▸ **Request**
Type out the data exactly as given. Skip any image.

▸ **Dataset content**
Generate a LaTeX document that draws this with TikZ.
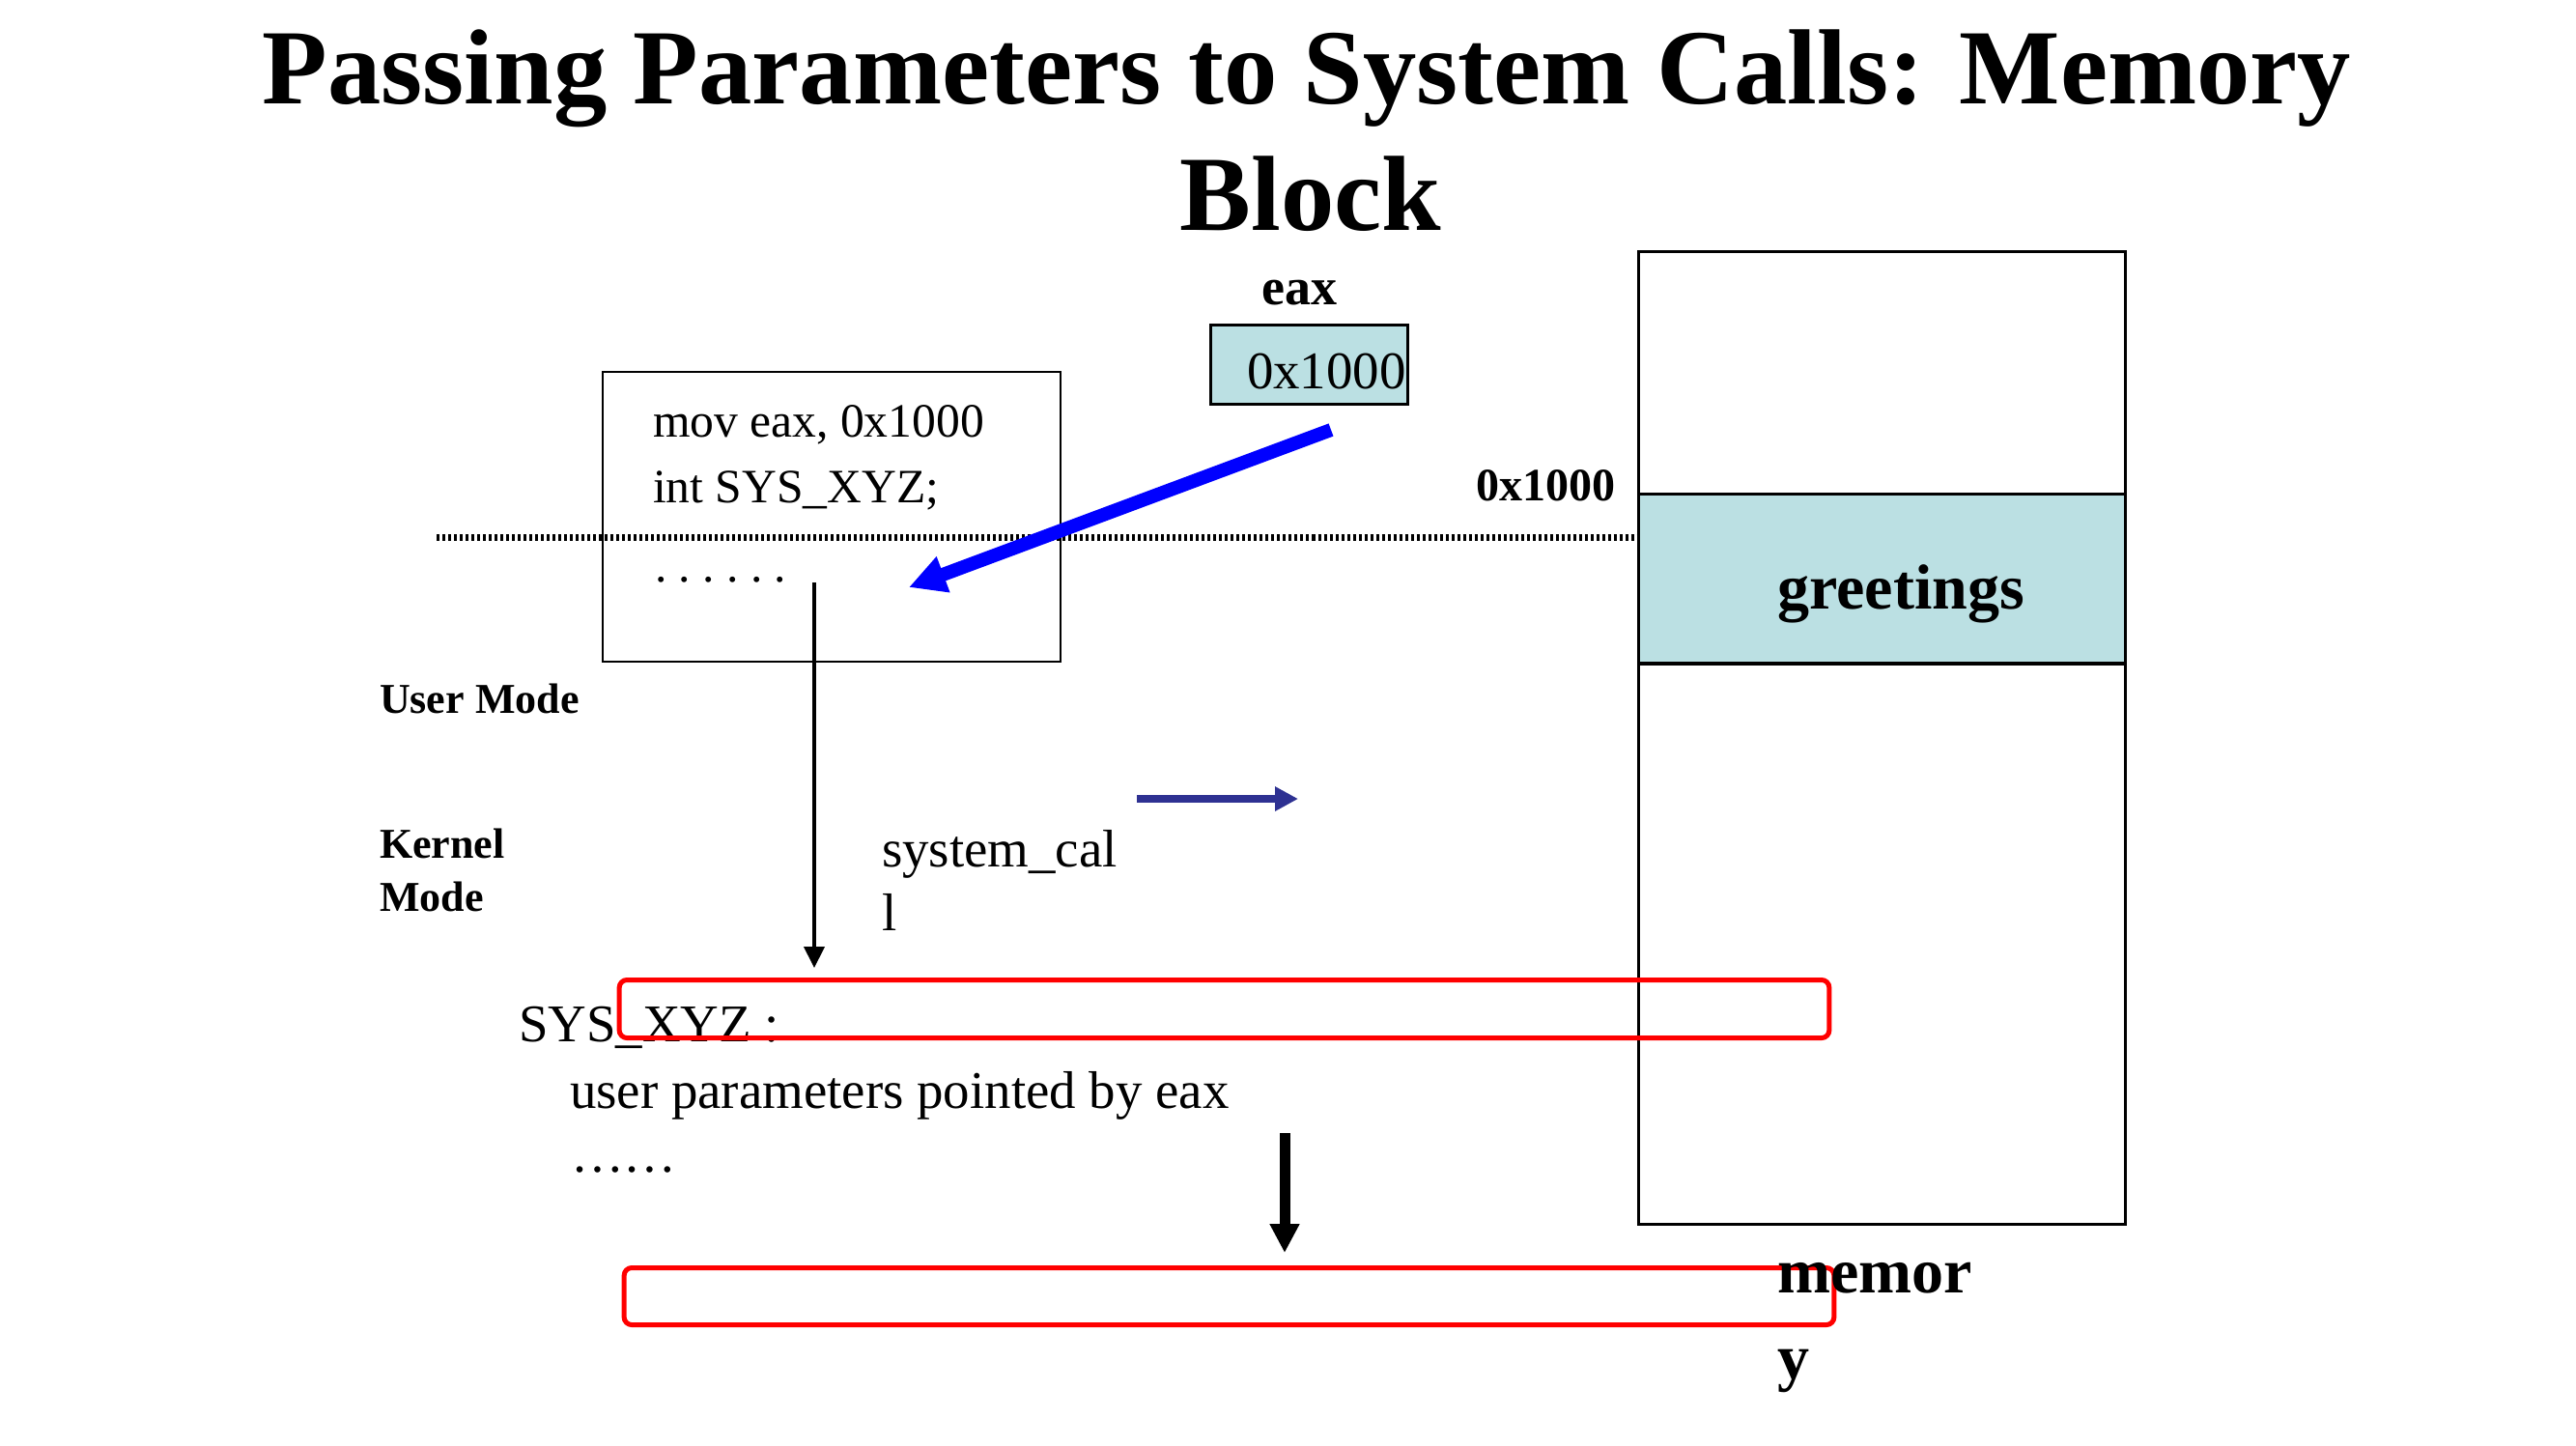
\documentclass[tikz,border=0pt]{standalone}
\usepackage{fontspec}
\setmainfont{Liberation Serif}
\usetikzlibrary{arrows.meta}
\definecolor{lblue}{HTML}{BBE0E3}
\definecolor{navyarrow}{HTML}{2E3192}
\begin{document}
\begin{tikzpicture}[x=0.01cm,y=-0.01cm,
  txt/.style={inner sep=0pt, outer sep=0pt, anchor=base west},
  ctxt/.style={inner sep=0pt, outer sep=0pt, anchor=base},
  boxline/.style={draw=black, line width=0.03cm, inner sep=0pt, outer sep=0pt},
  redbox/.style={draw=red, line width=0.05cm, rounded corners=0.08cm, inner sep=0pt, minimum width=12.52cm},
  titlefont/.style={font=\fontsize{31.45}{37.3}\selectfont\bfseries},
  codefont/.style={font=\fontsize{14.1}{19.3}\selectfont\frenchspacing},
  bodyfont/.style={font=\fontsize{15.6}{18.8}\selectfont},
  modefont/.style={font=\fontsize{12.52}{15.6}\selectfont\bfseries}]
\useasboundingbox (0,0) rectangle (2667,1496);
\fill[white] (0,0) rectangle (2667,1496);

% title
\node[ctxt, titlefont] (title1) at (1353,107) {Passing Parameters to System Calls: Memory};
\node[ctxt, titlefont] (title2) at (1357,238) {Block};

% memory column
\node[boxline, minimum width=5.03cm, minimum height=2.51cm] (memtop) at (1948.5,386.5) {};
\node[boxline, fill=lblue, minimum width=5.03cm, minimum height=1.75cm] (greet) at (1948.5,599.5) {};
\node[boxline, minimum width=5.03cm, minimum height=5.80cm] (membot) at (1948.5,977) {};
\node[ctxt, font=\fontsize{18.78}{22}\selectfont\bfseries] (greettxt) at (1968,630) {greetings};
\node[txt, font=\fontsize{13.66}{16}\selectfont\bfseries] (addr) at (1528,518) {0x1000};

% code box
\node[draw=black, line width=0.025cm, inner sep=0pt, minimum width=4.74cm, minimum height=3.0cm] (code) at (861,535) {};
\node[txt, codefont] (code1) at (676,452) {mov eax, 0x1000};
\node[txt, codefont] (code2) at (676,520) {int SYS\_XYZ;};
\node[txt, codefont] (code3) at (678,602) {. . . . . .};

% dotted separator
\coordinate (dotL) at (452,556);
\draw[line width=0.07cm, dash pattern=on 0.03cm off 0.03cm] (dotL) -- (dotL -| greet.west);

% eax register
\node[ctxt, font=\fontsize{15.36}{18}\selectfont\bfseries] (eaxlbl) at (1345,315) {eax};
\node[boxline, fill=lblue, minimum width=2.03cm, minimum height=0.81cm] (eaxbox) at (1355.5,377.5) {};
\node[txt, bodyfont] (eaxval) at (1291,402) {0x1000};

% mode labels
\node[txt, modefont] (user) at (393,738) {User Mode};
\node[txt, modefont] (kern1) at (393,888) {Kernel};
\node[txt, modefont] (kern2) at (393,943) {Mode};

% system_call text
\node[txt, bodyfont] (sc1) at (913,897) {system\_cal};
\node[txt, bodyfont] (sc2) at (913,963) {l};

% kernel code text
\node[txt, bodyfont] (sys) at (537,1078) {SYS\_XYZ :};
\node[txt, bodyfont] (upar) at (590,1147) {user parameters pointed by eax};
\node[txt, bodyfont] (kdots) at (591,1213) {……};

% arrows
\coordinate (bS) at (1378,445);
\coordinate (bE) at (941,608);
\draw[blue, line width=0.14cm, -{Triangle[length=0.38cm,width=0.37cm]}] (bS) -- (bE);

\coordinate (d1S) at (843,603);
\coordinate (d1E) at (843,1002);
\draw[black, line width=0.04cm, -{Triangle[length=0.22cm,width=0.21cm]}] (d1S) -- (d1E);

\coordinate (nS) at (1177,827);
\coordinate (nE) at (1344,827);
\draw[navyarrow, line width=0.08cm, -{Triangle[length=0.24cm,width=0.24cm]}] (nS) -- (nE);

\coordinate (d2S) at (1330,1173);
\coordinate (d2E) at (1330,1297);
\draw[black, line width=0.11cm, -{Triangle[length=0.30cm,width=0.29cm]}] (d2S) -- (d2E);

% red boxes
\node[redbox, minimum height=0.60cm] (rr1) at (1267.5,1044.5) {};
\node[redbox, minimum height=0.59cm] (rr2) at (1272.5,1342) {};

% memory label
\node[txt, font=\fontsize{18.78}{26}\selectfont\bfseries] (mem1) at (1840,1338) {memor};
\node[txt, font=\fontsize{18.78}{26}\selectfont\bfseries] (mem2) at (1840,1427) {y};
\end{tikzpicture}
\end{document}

▸ **Solution to this task**
Generate a LaTeX document that draws this with TikZ.
\documentclass[tikz,border=0pt]{standalone}
\usepackage{fontspec}
\setmainfont{Liberation Serif}
\usetikzlibrary{arrows.meta}
\definecolor{lblue}{HTML}{BBE0E3}
\definecolor{navyarrow}{HTML}{2E3192}
\begin{document}
\begin{tikzpicture}[x=0.01cm,y=-0.01cm,
  txt/.style={inner sep=0pt, outer sep=0pt, anchor=base west},
  ctxt/.style={inner sep=0pt, outer sep=0pt, anchor=base},
  boxline/.style={draw=black, line width=0.03cm, inner sep=0pt, outer sep=0pt},
  redbox/.style={draw=red, line width=0.05cm, rounded corners=0.08cm, inner sep=0pt, minimum width=12.52cm},
  titlefont/.style={font=\fontsize{31.45}{37.3}\selectfont\bfseries},
  codefont/.style={font=\fontsize{14.1}{19.3}\selectfont\frenchspacing},
  bodyfont/.style={font=\fontsize{15.6}{18.8}\selectfont},
  modefont/.style={font=\fontsize{12.52}{15.6}\selectfont\bfseries}]
\useasboundingbox (0,0) rectangle (2667,1496);
\fill[white] (0,0) rectangle (2667,1496);

% title
\node[ctxt, titlefont] (title1) at (1353,107) {Passing Parameters to System Calls: Memory};
\node[ctxt, titlefont] (title2) at (1357,238) {Block};

% memory column
\node[boxline, minimum width=5.03cm, minimum height=2.51cm] (memtop) at (1948.5,386.5) {};
\node[boxline, fill=lblue, minimum width=5.03cm, minimum height=1.75cm] (greet) at (1948.5,599.5) {};
\node[boxline, minimum width=5.03cm, minimum height=5.80cm] (membot) at (1948.5,977) {};
\node[ctxt, font=\fontsize{18.78}{22}\selectfont\bfseries] (greettxt) at (1968,630) {greetings};
\node[txt, font=\fontsize{13.66}{16}\selectfont\bfseries] (addr) at (1528,518) {0x1000};

% code box
\node[draw=black, line width=0.025cm, inner sep=0pt, minimum width=4.74cm, minimum height=3.0cm] (code) at (861,535) {};
\node[txt, codefont] (code1) at (676,452) {mov eax, 0x1000};
\node[txt, codefont] (code2) at (676,520) {int SYS\_XYZ;};
\node[txt, codefont] (code3) at (678,602) {. . . . . .};

% dotted separator
\coordinate (dotL) at (452,556);
\draw[line width=0.07cm, dash pattern=on 0.03cm off 0.03cm] (dotL) -- (dotL -| greet.west);

% eax register
\node[ctxt, font=\fontsize{15.36}{18}\selectfont\bfseries] (eaxlbl) at (1345,315) {eax};
\node[boxline, fill=lblue, minimum width=2.03cm, minimum height=0.81cm] (eaxbox) at (1355.5,377.5) {};
\node[txt, bodyfont] (eaxval) at (1291,402) {0x1000};

% mode labels
\node[txt, modefont] (user) at (393,738) {User Mode};
\node[txt, modefont] (kern1) at (393,888) {Kernel};
\node[txt, modefont] (kern2) at (393,943) {Mode};

% system_call text
\node[txt, bodyfont] (sc1) at (913,897) {system\_cal};
\node[txt, bodyfont] (sc2) at (913,963) {l};

% kernel code text
\node[txt, bodyfont] (sys) at (537,1078) {SYS\_XYZ :};
\node[txt, bodyfont] (upar) at (590,1147) {user parameters pointed by eax};
\node[txt, bodyfont] (kdots) at (591,1213) {……};

% arrows
\coordinate (bS) at (1378,445);
\coordinate (bE) at (941,608);
\draw[blue, line width=0.14cm, -{Triangle[length=0.38cm,width=0.37cm]}] (bS) -- (bE);

\coordinate (d1S) at (843,603);
\coordinate (d1E) at (843,1002);
\draw[black, line width=0.04cm, -{Triangle[length=0.22cm,width=0.21cm]}] (d1S) -- (d1E);

\coordinate (nS) at (1177,827);
\coordinate (nE) at (1344,827);
\draw[navyarrow, line width=0.08cm, -{Triangle[length=0.24cm,width=0.24cm]}] (nS) -- (nE);

\coordinate (d2S) at (1330,1173);
\coordinate (d2E) at (1330,1297);
\draw[black, line width=0.11cm, -{Triangle[length=0.30cm,width=0.29cm]}] (d2S) -- (d2E);

% red boxes
\node[redbox, minimum height=0.60cm] (rr1) at (1267.5,1044.5) {};
\node[redbox, minimum height=0.59cm] (rr2) at (1272.5,1342) {};

% memory label
\node[txt, font=\fontsize{18.78}{26}\selectfont\bfseries] (mem1) at (1840,1338) {memor};
\node[txt, font=\fontsize{18.78}{26}\selectfont\bfseries] (mem2) at (1840,1427) {y};
\end{tikzpicture}
\end{document}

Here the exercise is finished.